The American Heart Association (AHA) will host the 22nd Annual Southern Coast Heart Ball on Saturday, Feb. 2, at 6 p.m. at the Westin Hilton Head Island Resort & Spa.
The annual black-tie gala, chaired by Catherine Donaldson of Celia Dunn Sotheby’s International Realty, will celebrate life-saving advances made in the Lowcountry over the last 22 years. Donaldson is chairing in honor of her husband, who served in the U.S. Army Reserves and died of a heart attack in 2016.
“This year’s theme is very special to the Southern Coast community. It represents our heroes in the community, from our veterans and survivors to our caretakers and first responders, and that is the American Heart Association’s mission, to end heart disease and stroke,” Donaldson said.

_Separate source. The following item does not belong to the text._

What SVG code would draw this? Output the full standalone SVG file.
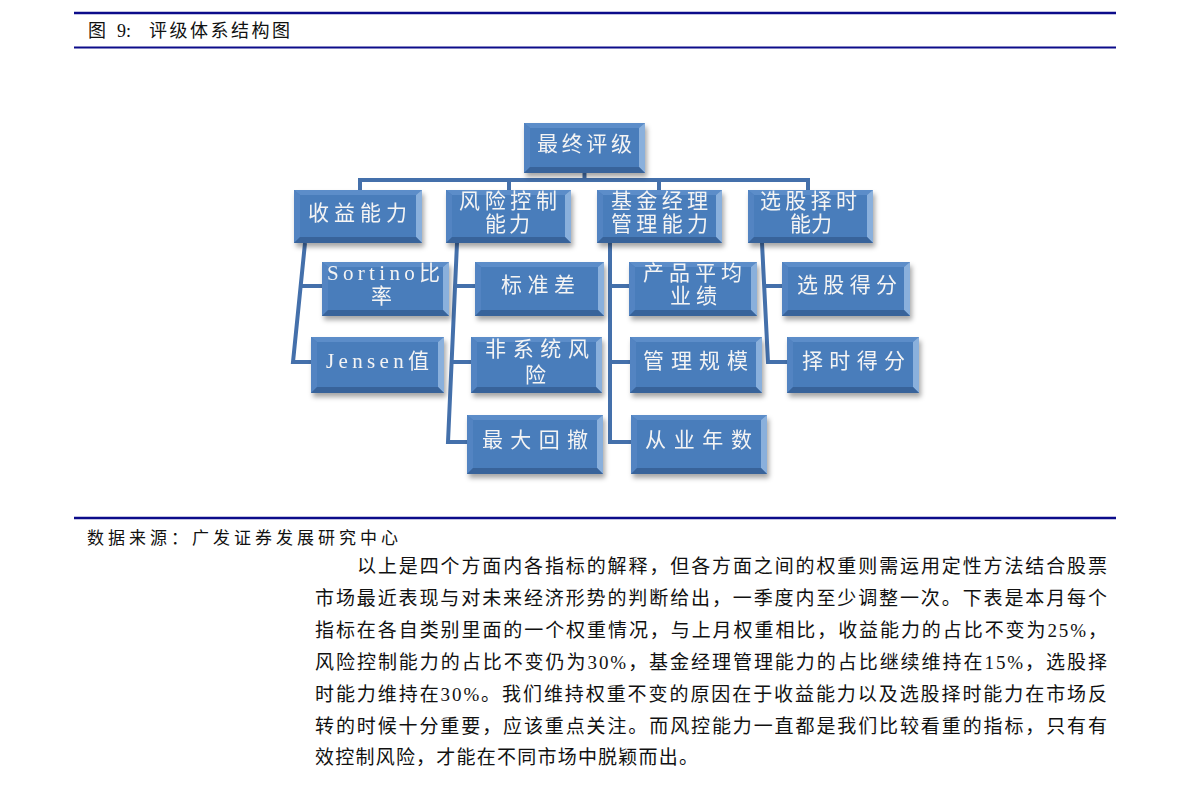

The Southern Coast Heart Ball will bring together more than 400 guests from the corporate, philanthropic and medical communities to celebrate 2018’s accomplishments while raising funds to further the AHA’s mission.
Guests will enjoy an evening of dining, dancing and live entertainment as well as live and silent auctions.
The event will celebrate the heart association’s mission, supporters and volunteers while honoring lives saved or improved because of the work of the AHA and the generosity of the Lowcountry and Savannah communities. In addition, guests will hear the story of Lilly Cochran, who was born with several congenital heart defects. The event also will honor her father, a veteran of the U.S. Marine Corps, who had heart disease.
Thanks to the generosity of local institutions and businesses such as Legacy Sponsor Audi Hilton Head and Signature Sponsor Hilton Head Regional Healthcare, the Heart Ball is able to fund cardiovascular research, professional and public education, school site programs and advocacy efforts throughout the year.
Despite advancements in the fight against heart disease and stroke, heart disease remains the number one cause of death among U.S. citizens. In South Carolina, strokes are the fifth-leading cause of death. Nationally, nearly 2,200 people die each day from cardiovascular disease, an average of one death every 39 seconds.